Angry Trump blasts judge after Cohen testimony
Former President Trump on Monday laced into the New York judge handling his hush money trial after his former attorney, Michael Cohen, spent hours on the witness stand.
Trump was asked as he exited the courtroom why a handful of elected officials joined him at the courthouse, with Sen. JD Vance (R-Ohio), Sen. Tommy Tuberville (R-Ala.) and the attorney general of Iowa among them.
“They think it’s a terrible thing that is happening to democracy in this country,” Trump responded. “We have a lot of them; they want to come. I say, just stay back and pass lots of laws to stop things like this.”
Trump proceeded to read from a document for roughly five minutes that contained commentary from Republican lawmakers, legal pundits and commentators on cable television who expressed skepticism about the case or otherwise defended the former president.
Among those Trump cited were Vance, Fox News contributor Andy McCarthy, Fox News host Mark Levin and Washington Post columnist Marc Thiessen.
“It’s really a very sad day for the country. It’s sad for New York,” Trump said. “We have a corrupt judge, and we have a judge who’s highly conflicted, and he’s keeping me from campaigning. He’s an appointed New York judge. He’s appointed.”

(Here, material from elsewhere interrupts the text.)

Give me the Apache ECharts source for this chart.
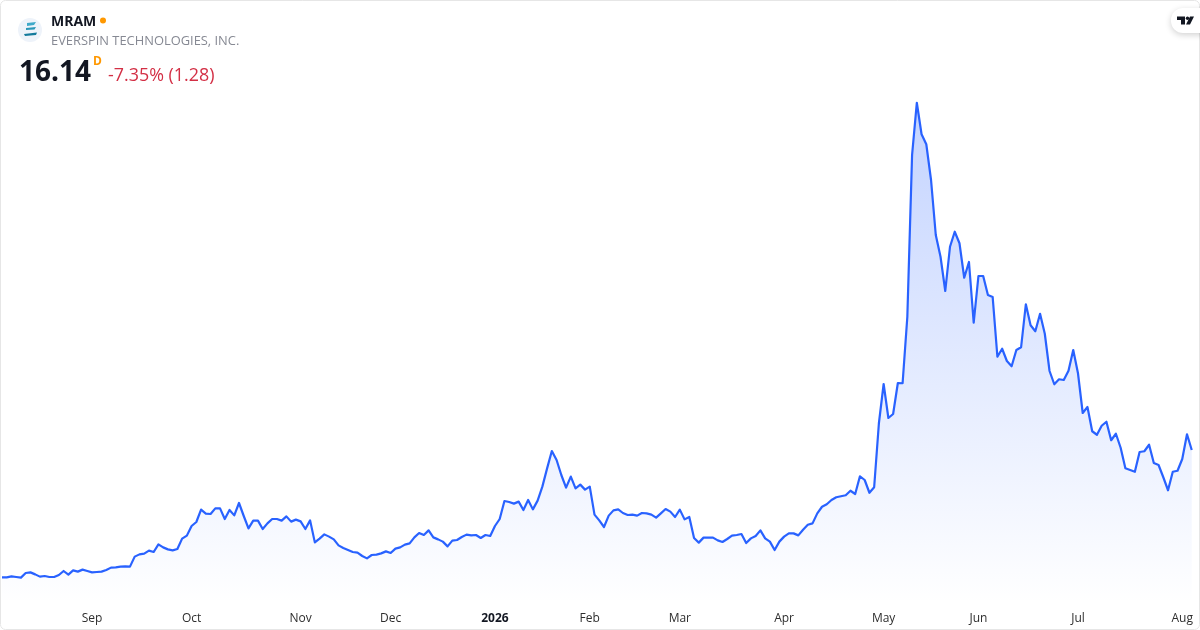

In the closing minutes of Cohen’s testimony Monday, Trump was making edits to a document, crossing out various lines of text while making additions to other sections. That document was on the top of the stack of papers from which Trump was reading in the hallway.
Trump on Monday came face-to-face with Cohen, who is the prosecution’s star witness in a case that charges Trump with falsifying 34 business records over a $130,000 hush money payment Cohen sent to a porn actor to keep her quiet about an alleged affair with the then-2016 candidate.
Cohen and Trump have since ferociously turned on each other, but Cohen’s first day in court was largely more subdued than expected.
Trump is not allowed to comment on witnesses under a gag order, and the judge last week directed Cohen to stop speaking publicly about the case ahead of his testimony.